Letter from London

Letter from London: Vandalabra!

Legonardo da Vinci,

Legonardo da Vinci, 'The Mona Lisa'

Last Sunday, a Russian woman walked through the galleries of the Louvre Museum in Paris carrying a small empty ceramic tea cup, which, upon arriving in one of the museum’s largest galleries steadily elbowed her way to the front of the crowd before she threw the cup, firmly and decisively, at Leonardo da Vinci’s Mona Lisa. The hurled cup splintered into pieces on the inch-thick security glass and five guards slammed the woman to the floor as the encircling tourist cameras strobe-lit the scene.

For the four and a half minutes it took to escort the woman to the Louvre’s security offices at the rear of the building, the Mona Lisa was entirely unwatched. For four and a half minutes, it was just a painting. Then, crunching over the broken crockery, the crowds returned, like a sigh.

The Mona Lisa is not a well-looked-after painting.
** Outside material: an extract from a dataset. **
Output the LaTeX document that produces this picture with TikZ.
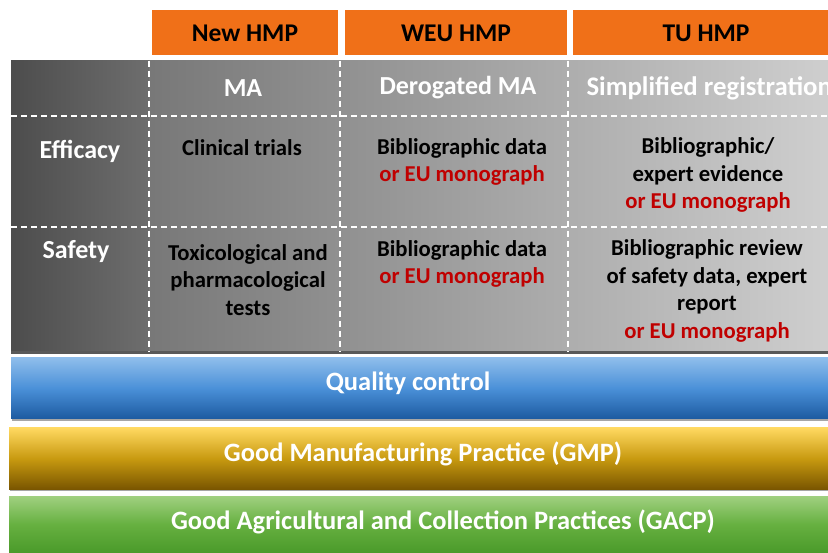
\documentclass[tikz,border=0pt]{standalone}
\usepackage{fontspec}
\setmainfont{Carlito}
\definecolor{hdrorange}{HTML}{F07018}
\definecolor{myred}{HTML}{C00000}
\definecolor{qctop}{HTML}{8EBDEB}
\definecolor{qcmid}{HTML}{4A90D8}
\definecolor{qcbot}{HTML}{1C5AA0}
\definecolor{gmptop}{HTML}{FFD860}
\definecolor{gmpmid}{HTML}{C89A10}
\definecolor{gmpbot}{HTML}{7A5600}
\definecolor{gtop}{HTML}{A0D080}
\definecolor{gmid}{HTML}{66B040}
\definecolor{gbot}{HTML}{4A9A2A}
\begin{document}
\begin{tikzpicture}[x=1pt,y=-1pt,
  hdrbox/.style={fill=hdrorange, draw=none},
  hdrtext/.style={font=\fontsize{25.5}{28}\selectfont\bfseries, text=black},
  coltext/.style={font=\fontsize{26}{28}\selectfont\bfseries, text=white},
  rowtext/.style={font=\fontsize{26}{28}\selectfont\bfseries, text=white},
  cell/.style={font=\fontsize{22.7}{27.5}\selectfont\bfseries, align=center, text=black},
  bartext/.style={font=\fontsize{26.5}{28}\selectfont\bfseries, text=white},
  grid/.style={white, dashed, dash pattern=on 6pt off 4pt, line width=1.4pt}
]
\useasboundingbox (0,0) rectangle (828,553);
\fill[white] (0,0) rectangle (828,553);
% orange headers
\fill[hdrbox] (152,10) rectangle (338,55);
\fill[hdrbox] (345,10) rectangle (567,55);
\fill[hdrbox] (573,10) rectangle (828,55);
\node[hdrtext] (hnew) at (245,33) {New HMP};
\node[hdrtext] (hweu) at (456,33) {WEU HMP};
\node[hdrtext] (htu) at (706,33) {TU HMP};
% gray table
\fill[black!65] (11,61) rectangle (828,354);
\shade[left color=black!70, right color=black!57] (11,61) rectangle (149,351);
\shade[left color=black!53, right color=black!19] (149,61) rectangle (828,351);
\draw[grid] (11,116) -- (828,116);
\draw[grid] (11,227) -- (828,227);
\draw[grid] (149,61) -- (149,352);
\draw[grid] (340,61) -- (340,352);
\draw[grid] (568,61) -- (568,352);
% header row
\node[coltext] (ma) at (243,88) {MA};
\node[coltext] (dma) at (458,88) {Derogated MA};
\begin{scope}
\clip (568,61) rectangle (828,116);
\node[coltext, anchor=west] (sreg) at (583,88) {\fontsize{26.8}{28}\selectfont Simplified registration};
\end{scope}
% row labels
\node[rowtext] (eff) at (80,151) {Efficacy};
\node[rowtext] (saf) at (76,252) {Safety};
% efficacy cells
\node[cell] (c11) at (242,148) {Clinical trials};
\node[cell] (c12) at (462,162) {Bibliographic data\\{\color{myred}or EU monograph}};
\node[cell] (c13) at (708,175) {Bibliographic/\\expert evidence\\{\color{myred}or EU monograph}};
% safety cells
\node[cell] (c21) at (248,280) {Toxicological and\\pharmacological\\tests};
\node[cell] (c22) at (462,264) {Bibliographic data\\{\color{myred}or EU monograph}};
\node[cell] (c23) at (707,291) {Bibliographic review\\of safety data, expert\\report\\{\color{myred}or EU monograph}};
% bars
\fill[black!35] (12,360) rectangle (828,421);
\shade[top color=qctop, bottom color=qcbot, middle color=qcmid] (11,358) rectangle (828,419);
\node[bartext] (qc) at (408,383) {Quality control};
\fill[black!35] (10,430) rectangle (828,491);
\shade[top color=gmptop, bottom color=gmpbot, middle color=gmpmid] (9,428) rectangle (828,489);
\node[bartext] (gmp) at (423,454) {Good Manufacturing Practice (GMP)};
\shade[top color=gtop, bottom color=gbot, middle color=gmid] (9,496) rectangle (828,553);
\node[bartext] (gacp) at (443,522) {Good Agricultural and Collection Practices (GACP)};
\end{tikzpicture}
\end{document}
Its presentation (hung above average eye-level, in a rectangular recess in a huge floating wall, behind a screen of bullet-proof glass, in front of a projecting wooden shelf, behind a semicircular railing, guarded by two museum attendants) and prominence in the museum (it is announced in black-and-white reproduction on a series of signs with a big black arrow which lead straight past the Nike of Samothrace and paintings by Uccello, Mantegna, Titian and Veronese) suggests that the Louvre has been commandeered by its own PR department.

At the audioguide desk, you can pick up a special guided tour narrated by actor Jean Reno, who speaks as his character from Hollywood’s The Da Vinci Code. “In theees room,” he hisses, sexily, “is zee greatest meeestery of all.”

Can we feel just a tiny bit of sympathy for the Russian woman?

The woman’s protest (she had recently been denied French citizenship) is another addition to the long list of damaged or destroyed works of art. When suffragette Mary Richardson took a knife to the back of Velazquez’s Rokeby Venus in 1914, or when the young Tony Shafrazi spray painted “Kill Lies All” on Picasso’s Guernica in 1974, or when the Taliban dynamited the Bamiyan Buddhas in Afghanistan in 2001, they were reacting to an image’s power to enthrall.

In effect, attacks like these (ironically) restore an image’s potency: they shock them back to life. That’s not to say I endorse vandalism of art–although I’ll distract the guards if anyone fancies slashing a pre-Raphaelite work–but such events question Walter Benjamin’s notion that reproduction diminishes the ‘aura’ of a work of art; we still hanker after an original source, the relic in the jar.

The questions that these acts of vandalism raise are the core of what Dave Hickey (in The Invisible Dragon) calls the ‘therapeutic institution’ – what he describes as the ‘loose confederation of museums, universities, bureaus, foundations, publications and endowments.’ The notion explicitly (in wall-texts, education programs, outreach projects, young members’ programs, corporate sponsorship and online facilities) and implicitly upheld by such institutions is that art is good for us, ‘regardless…and in spite of the crazy shit that individual works might egregiously recommend’.

We should be quick to condemn acts of vandalism on works of art. At the same time, though, we ought to consider why and how works of art are able to disturb, rather than affirm, our most deeply-held beliefs, or hopes, about public virtue and the benevolence of beauty. What if we decided art was bad for us, like Philly Cheese Steaks or Wham! or Adam Sandler?

A little irreverence – a la MD – is not always such a bad thing.


  1. sara says:

    You know as well as I do, Wham! is the best thing for us ever!

    Reply

  2. You are as dismissive as our lecturers at art school were in the 1970s about the Pre-Raphaelites. Surely they are as worthy of protection as Andre’s Bricks, Ofili’s Madonna and other contemporary victims of vandalism?